■ What you are asked to do: Take each line containing "with" and report it exactly as written.

╔══

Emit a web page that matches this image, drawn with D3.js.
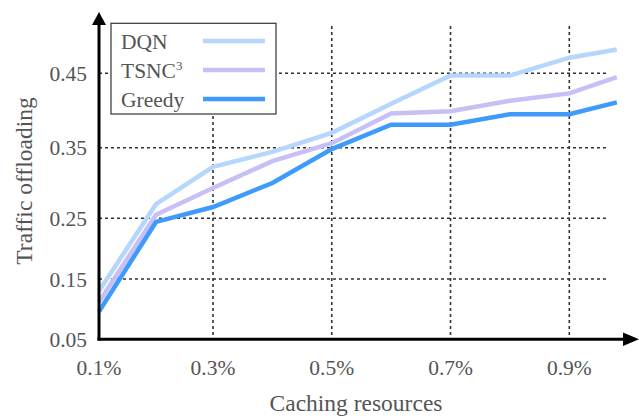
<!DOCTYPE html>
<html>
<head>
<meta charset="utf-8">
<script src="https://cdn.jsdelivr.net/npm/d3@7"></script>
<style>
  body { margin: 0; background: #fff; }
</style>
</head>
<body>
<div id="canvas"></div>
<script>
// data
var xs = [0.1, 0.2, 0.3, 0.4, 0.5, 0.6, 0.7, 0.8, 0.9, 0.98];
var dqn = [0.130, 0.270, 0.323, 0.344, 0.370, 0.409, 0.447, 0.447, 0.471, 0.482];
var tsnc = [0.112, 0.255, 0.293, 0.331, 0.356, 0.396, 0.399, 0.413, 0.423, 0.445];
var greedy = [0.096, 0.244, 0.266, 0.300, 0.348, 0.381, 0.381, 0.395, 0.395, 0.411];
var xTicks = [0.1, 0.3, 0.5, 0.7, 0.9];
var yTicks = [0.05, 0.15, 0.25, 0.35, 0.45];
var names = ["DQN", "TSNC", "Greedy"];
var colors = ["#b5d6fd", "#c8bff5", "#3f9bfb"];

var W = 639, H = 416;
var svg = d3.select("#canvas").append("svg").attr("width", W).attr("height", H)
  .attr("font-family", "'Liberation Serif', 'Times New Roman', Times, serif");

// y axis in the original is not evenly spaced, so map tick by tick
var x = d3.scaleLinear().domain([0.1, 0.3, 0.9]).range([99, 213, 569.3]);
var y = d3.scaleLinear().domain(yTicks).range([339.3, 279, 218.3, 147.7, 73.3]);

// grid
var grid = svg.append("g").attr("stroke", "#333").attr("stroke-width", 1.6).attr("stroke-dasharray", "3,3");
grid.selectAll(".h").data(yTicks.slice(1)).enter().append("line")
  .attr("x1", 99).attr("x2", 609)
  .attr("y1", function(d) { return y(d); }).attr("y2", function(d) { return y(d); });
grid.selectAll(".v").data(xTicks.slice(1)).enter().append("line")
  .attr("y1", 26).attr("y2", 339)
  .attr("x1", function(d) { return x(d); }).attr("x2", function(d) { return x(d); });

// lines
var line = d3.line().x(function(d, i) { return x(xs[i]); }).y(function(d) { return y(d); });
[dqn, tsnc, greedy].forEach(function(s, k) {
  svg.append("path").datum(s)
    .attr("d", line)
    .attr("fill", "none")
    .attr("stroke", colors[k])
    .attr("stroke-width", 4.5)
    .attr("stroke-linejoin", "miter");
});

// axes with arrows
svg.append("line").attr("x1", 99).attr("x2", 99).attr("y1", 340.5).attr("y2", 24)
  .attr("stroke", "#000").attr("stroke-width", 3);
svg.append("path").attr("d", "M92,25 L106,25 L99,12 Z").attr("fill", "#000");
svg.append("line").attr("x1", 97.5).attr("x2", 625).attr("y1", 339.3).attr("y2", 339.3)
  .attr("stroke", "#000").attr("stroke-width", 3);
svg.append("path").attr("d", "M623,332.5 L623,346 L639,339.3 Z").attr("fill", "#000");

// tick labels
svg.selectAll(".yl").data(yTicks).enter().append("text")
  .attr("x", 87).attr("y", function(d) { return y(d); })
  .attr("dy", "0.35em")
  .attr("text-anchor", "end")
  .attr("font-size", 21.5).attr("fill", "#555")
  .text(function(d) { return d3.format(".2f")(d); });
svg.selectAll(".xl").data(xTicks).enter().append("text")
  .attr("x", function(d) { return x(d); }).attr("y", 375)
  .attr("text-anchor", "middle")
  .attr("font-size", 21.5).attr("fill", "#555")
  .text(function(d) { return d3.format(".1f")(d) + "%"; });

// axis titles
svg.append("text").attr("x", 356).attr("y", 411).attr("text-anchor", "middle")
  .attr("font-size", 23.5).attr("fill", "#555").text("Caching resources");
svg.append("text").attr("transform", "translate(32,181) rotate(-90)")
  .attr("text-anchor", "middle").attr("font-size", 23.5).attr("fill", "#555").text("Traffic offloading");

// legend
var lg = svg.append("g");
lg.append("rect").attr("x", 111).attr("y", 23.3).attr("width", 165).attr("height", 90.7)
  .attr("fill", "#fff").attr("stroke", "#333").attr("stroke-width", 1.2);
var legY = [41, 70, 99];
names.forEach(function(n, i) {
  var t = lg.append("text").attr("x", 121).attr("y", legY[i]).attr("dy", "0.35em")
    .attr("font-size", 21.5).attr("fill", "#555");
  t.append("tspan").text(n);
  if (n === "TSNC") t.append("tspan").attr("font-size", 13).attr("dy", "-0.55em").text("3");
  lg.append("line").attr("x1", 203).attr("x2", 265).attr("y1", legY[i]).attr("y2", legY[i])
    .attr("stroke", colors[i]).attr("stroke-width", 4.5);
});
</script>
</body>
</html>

╚══

■ Complete answer:
Emit a web page that matches this image, drawn with D3.js.
// axes with arrows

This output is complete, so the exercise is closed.